## start GIVEN MATERIAL
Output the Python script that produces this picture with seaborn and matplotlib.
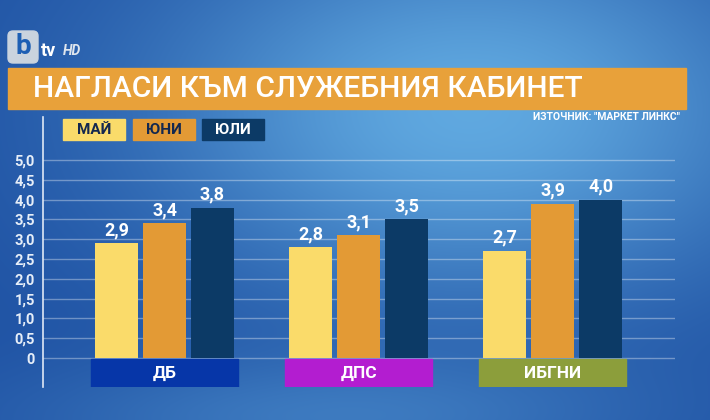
import numpy as np
import pandas as pd
import matplotlib
matplotlib.use("Agg")
import matplotlib.pyplot as plt
from matplotlib.patches import Rectangle, FancyBboxPatch
import seaborn as sns

# data
parties = ["ДБ", "ДПС", "ИБГНИ"]
months = ["МАЙ", "ЮНИ", "ЮЛИ"]
may = [2.9, 2.8, 2.7]
june = [3.4, 3.1, 3.9]
july = [3.8, 3.5, 4.0]
yticks = [0, 0.5, 1.0, 1.5, 2.0, 2.5, 3.0, 3.5, 4.0, 4.5, 5.0]

month_colors = ["#FADB6A", "#E39A35", "#0C3A66"]
month_text = ["#14284f", "#14284f", "white"]
party_colors = ["#0636A8", "#B31DD0", "#8C9E3B"]

df = pd.DataFrame({
    "party": parties * 3,
    "month": [m for m in months for _ in parties],
    "value": may + june + july,
})

sns.set_theme(style="white")
plt.rcParams["font.family"] = ["Roboto", "DejaVu Sans"]

fig = plt.figure(figsize=(7.1, 4.2), dpi=100)

# blue studio background
bg = fig.add_axes([0, 0, 1, 1], zorder=-10)
yy, xx = np.mgrid[0:420, 0:710]
spot = np.exp(-((xx - 470) / 320.0) ** 2 - ((yy - 110) / 190.0) ** 2)
bottom = np.exp(-((xx - 330) / 300.0) ** 2 - ((yy - 420) / 60.0) ** 2)
dark = np.array([0.12, 0.32, 0.64])
light = np.array([0.42, 0.72, 0.92])
mix = np.clip(0.85 * spot + 0.35 * bottom, 0, 1)[..., None]
img = dark * (1 - mix) + light * mix
bg.imshow(img, extent=[0, 710, 420, 0], aspect="auto")
bg.set_xlim(0, 710)
bg.set_ylim(420, 0)
bg.axis("off")

# title bar
bg.add_patch(Rectangle((8, 68), 678, 41, color="#E8A13A", zorder=2))
bg.text(33, 89, "НАГЛАСИ КЪМ СЛУЖЕБНИЯ КАБИНЕТ", color="white", fontsize=21.5,
        fontweight="medium", va="center", ha="left", zorder=3)

# logo
bg.add_patch(FancyBboxPatch((10, 33), 26, 28, boxstyle="round,pad=2,rounding_size=5",
                            color="#c9d3de", zorder=3))
bg.text(23, 47, "b", color="#1d5fb4", fontsize=20, fontweight="bold",
        ha="center", va="center", zorder=4)
bg.text(41, 51, "tv", color="white", fontsize=13, fontweight="bold",
        ha="left", va="center", zorder=4)
bg.text(63, 51, "HD", color="#dfe6ee", fontsize=10, fontweight="bold",
        fontstyle="italic", ha="left", va="center", zorder=4)

# legend boxes
leg_x = [63, 133, 202]
for lx, m, c, tc in zip(leg_x, months, month_colors, month_text):
    bg.add_patch(Rectangle((lx, 119), 62, 21, color=c, zorder=2))
    bg.text(lx + 31, 130, m, color=tc, fontsize=11, fontweight="bold",
            ha="center", va="center", zorder=3)

bg.text(680, 117, 'ИЗТОЧНИК: "МАРКЕТ ЛИНКС"', color="white", fontsize=7.5,
        fontweight="bold", ha="right", va="center")

# chart
ax = fig.add_axes([0.0606, 0.0786, 0.8901, 0.6424])
ax.patch.set_alpha(0)
sns.barplot(data=df, x="party", y="value", hue="month", order=parties,
            hue_order=months, palette=month_colors, width=0.74, gap=0.1,
            saturation=1, legend=False, ax=ax, zorder=3, linewidth=0,
            edgecolor="none")

for cont in ax.containers:
    ax.bar_label(cont, labels=[f"{v:.1f}".replace(".", ",") for v in cont.datavalues],
                 color="white", fontsize=13, fontweight="bold", padding=3)

ax.set_xlim(-0.626, 2.63)
ax.set_ylim(-0.73, 6.08)
ax.set_yticks(yticks)
ax.set_yticklabels([f"{v:.1f}".replace(".", ",") if v else "0" for v in yticks],
                   color="#e6eef8", fontsize=10.5, fontweight="bold")
ax.tick_params(axis="y", length=0, pad=6)
ax.set_xticks([])
ax.set_xlabel("")
ax.set_ylabel("")
ax.yaxis.grid(True, color="white", alpha=0.35, lw=1, zorder=0)
for s in ["top", "right", "bottom"]:
    ax.spines[s].set_visible(False)
ax.spines["left"].set_color("#dfe8f5")
ax.spines["left"].set_linewidth(1.2)

# party label boxes
for i, (p, c) in enumerate(zip(parties, party_colors)):
    ax.add_patch(Rectangle((i - 0.38, -0.73), 0.76, 0.70, color=c, zorder=4))
    ax.text(i, -0.38, p, color="white", fontsize=12.5, fontweight="bold",
            ha="center", va="center", zorder=5)

fig.savefig("out.png", dpi=100)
## end GIVEN MATERIAL
EXERCISE DETAILS =
Without the images, write out each line of the data verbatim.

FINISHED EXERCISE =
Output the Python script that produces this picture with seaborn and matplotlib.
import numpy as np
import pandas as pd
import matplotlib
matplotlib.use("Agg")
import matplotlib.pyplot as plt
from matplotlib.patches import Rectangle, FancyBboxPatch
import seaborn as sns

# data
parties = ["ДБ", "ДПС", "ИБГНИ"]
months = ["МАЙ", "ЮНИ", "ЮЛИ"]
may = [2.9, 2.8, 2.7]
june = [3.4, 3.1, 3.9]
july = [3.8, 3.5, 4.0]
yticks = [0, 0.5, 1.0, 1.5, 2.0, 2.5, 3.0, 3.5, 4.0, 4.5, 5.0]

month_colors = ["#FADB6A", "#E39A35", "#0C3A66"]
month_text = ["#14284f", "#14284f", "white"]
party_colors = ["#0636A8", "#B31DD0", "#8C9E3B"]

df = pd.DataFrame({
    "party": parties * 3,
    "month": [m for m in months for _ in parties],
    "value": may + june + july,
})

sns.set_theme(style="white")
plt.rcParams["font.family"] = ["Roboto", "DejaVu Sans"]

fig = plt.figure(figsize=(7.1, 4.2), dpi=100)

# blue studio background
bg = fig.add_axes([0, 0, 1, 1], zorder=-10)
yy, xx = np.mgrid[0:420, 0:710]
spot = np.exp(-((xx - 470) / 320.0) ** 2 - ((yy - 110) / 190.0) ** 2)
bottom = np.exp(-((xx - 330) / 300.0) ** 2 - ((yy - 420) / 60.0) ** 2)
dark = np.array([0.12, 0.32, 0.64])
light = np.array([0.42, 0.72, 0.92])
mix = np.clip(0.85 * spot + 0.35 * bottom, 0, 1)[..., None]
img = dark * (1 - mix) + light * mix
bg.imshow(img, extent=[0, 710, 420, 0], aspect="auto")
bg.set_xlim(0, 710)
bg.set_ylim(420, 0)
bg.axis("off")

# title bar
bg.add_patch(Rectangle((8, 68), 678, 41, color="#E8A13A", zorder=2))
bg.text(33, 89, "НАГЛАСИ КЪМ СЛУЖЕБНИЯ КАБИНЕТ", color="white", fontsize=21.5,
        fontweight="medium", va="center", ha="left", zorder=3)

# logo
bg.add_patch(FancyBboxPatch((10, 33), 26, 28, boxstyle="round,pad=2,rounding_size=5",
                            color="#c9d3de", zorder=3))
bg.text(23, 47, "b", color="#1d5fb4", fontsize=20, fontweight="bold",
        ha="center", va="center", zorder=4)
bg.text(41, 51, "tv", color="white", fontsize=13, fontweight="bold",
        ha="left", va="center", zorder=4)
bg.text(63, 51, "HD", color="#dfe6ee", fontsize=10, fontweight="bold",
        fontstyle="italic", ha="left", va="center", zorder=4)

# legend boxes
leg_x = [63, 133, 202]
for lx, m, c, tc in zip(leg_x, months, month_colors, month_text):
    bg.add_patch(Rectangle((lx, 119), 62, 21, color=c, zorder=2))
    bg.text(lx + 31, 130, m, color=tc, fontsize=11, fontweight="bold",
            ha="center", va="center", zorder=3)

bg.text(680, 117, 'ИЗТОЧНИК: "МАРКЕТ ЛИНКС"', color="white", fontsize=7.5,
        fontweight="bold", ha="right", va="center")

# chart
ax = fig.add_axes([0.0606, 0.0786, 0.8901, 0.6424])
ax.patch.set_alpha(0)
sns.barplot(data=df, x="party", y="value", hue="month", order=parties,
            hue_order=months, palette=month_colors, width=0.74, gap=0.1,
            saturation=1, legend=False, ax=ax, zorder=3, linewidth=0,
            edgecolor="none")

for cont in ax.containers:
    ax.bar_label(cont, labels=[f"{v:.1f}".replace(".", ",") for v in cont.datavalues],
                 color="white", fontsize=13, fontweight="bold", padding=3)

ax.set_xlim(-0.626, 2.63)
ax.set_ylim(-0.73, 6.08)
ax.set_yticks(yticks)
ax.set_yticklabels([f"{v:.1f}".replace(".", ",") if v else "0" for v in yticks],
                   color="#e6eef8", fontsize=10.5, fontweight="bold")
ax.tick_params(axis="y", length=0, pad=6)
ax.set_xticks([])
ax.set_xlabel("")
ax.set_ylabel("")
ax.yaxis.grid(True, color="white", alpha=0.35, lw=1, zorder=0)
for s in ["top", "right", "bottom"]:
    ax.spines[s].set_visible(False)
ax.spines["left"].set_color("#dfe8f5")
ax.spines["left"].set_linewidth(1.2)

# party label boxes
for i, (p, c) in enumerate(zip(parties, party_colors)):
    ax.add_patch(Rectangle((i - 0.38, -0.73), 0.76, 0.70, color=c, zorder=4))
    ax.text(i, -0.38, p, color="white", fontsize=12.5, fontweight="bold",
            ha="center", va="center", zorder=5)

fig.savefig("out.png", dpi=100)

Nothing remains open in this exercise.